Beyond Isolated Frames: Enhancing Sensor-Based Human Activity Recognition through Intra- and Inter-Frame Attention
Shuai Shao, Yu Guan, Victor Sanchez
TL;DR
This work addresses the challenge of capturing long-range temporal dynamics in sensor-based HAR beyond frame-by-frame analysis. It introduces an intra- and inter-frame attention model augmented with frame-level positional encoding, a time-sequential batch learning strategy, and a combined loss to improve robustness. Empirical results across four public HAR datasets show clear gains over CNN, ConvLSTM, Transformer, and attention-based baselines, especially on datasets with complex temporal patterns.
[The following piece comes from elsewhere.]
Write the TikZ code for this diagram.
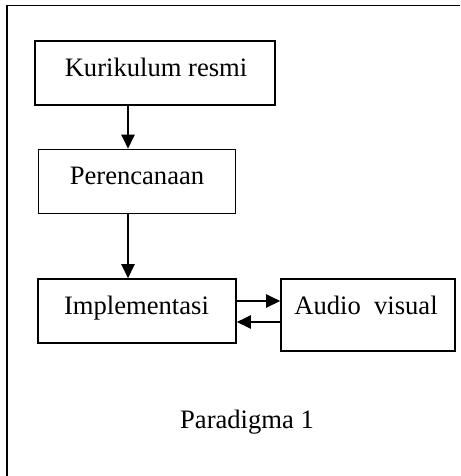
\documentclass[tikz,border=0pt]{standalone}
\usepackage{fontspec}
\setmainfont{Liberation Serif}
\usetikzlibrary{arrows.meta}
\begin{document}
\begin{tikzpicture}[x=1pt,y=-1pt,
  boxstyle/.style={draw,line width=1.6pt,inner sep=0pt},
  lbl/.style={anchor=base,inner sep=0pt,font=\fontsize{26.6}{30}\selectfont},
  arr/.style={line width=2.5pt,-{Triangle[length=14pt,width=13pt]}}]
\useasboundingbox (0,0) rectangle (460,476);
\clip (0,0) rectangle (460,476);
\draw[line width=1.8pt] (7,5.5) rectangle (520,540);
% boxes
\node[boxstyle,minimum width=240pt,minimum height=64pt] (b1) at (155,73) {};
\node[boxstyle,minimum width=197pt,minimum height=64pt] (b2) at (137,181.5) {};
\node[boxstyle,minimum width=198pt,minimum height=64pt] (b3) at (137,311) {};
\node[boxstyle,minimum width=174pt,minimum height=72pt] (b4) at (368,315) {};
% labels
\node[lbl] (t1) at (156,77) {Kurikulum resmi};
\node[lbl] (t2) at (137,184) {Perencanaan};
\node[lbl] (t3) at (136.5,314) {Implementasi};
\node[lbl] (t4) at (366,314) {Audio\ \ visual};
\node[lbl] (t5) at (247,428) {Paradigma 1};
% connectors
\coordinate (ax) at (128,0);
\coordinate (ay1) at (0,301);
\coordinate (ay2) at (0,322);
\draw[arr] (b1.south -| ax) -- (b2.north -| ax);
\draw[arr] (b2.south -| ax) -- (b3.north -| ax);
\draw[arr] (b3.east |- ay1) -- (b4.west |- ay1);
\draw[arr] (b4.west |- ay2) -- (b3.east |- ay2);
\end{tikzpicture}
\end{document}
The approach demonstrates the value of leveraging intra- and inter-frame relationships to achieve more accurate and context-aware activity recognition, with practical implications for healthcare, sports, and ambient intelligence.
Abstract
Human Activity Recognition (HAR) has become increasingly popular with ubiquitous computing, driven by the popularity of wearable sensors in fields like healthcare and sports. While Convolutional Neural Networks (ConvNets) have significantly contributed to HAR, they often adopt a frame-by-frame analysis, concentrating on individual frames and potentially overlooking the broader temporal dynamics inherent in human activities. To address this, we propose the intra- and inter-frame attention model. This model captures both the nuances within individual frames and the broader contextual relationships across multiple frames, offering a comprehensive perspective on sequential data. We further enrich the temporal understanding by proposing a novel time-sequential batch learning strategy. This learning strategy preserves the chronological sequence of time-series data within each batch, ensuring the continuity and integrity of temporal patterns in sensor-based HAR.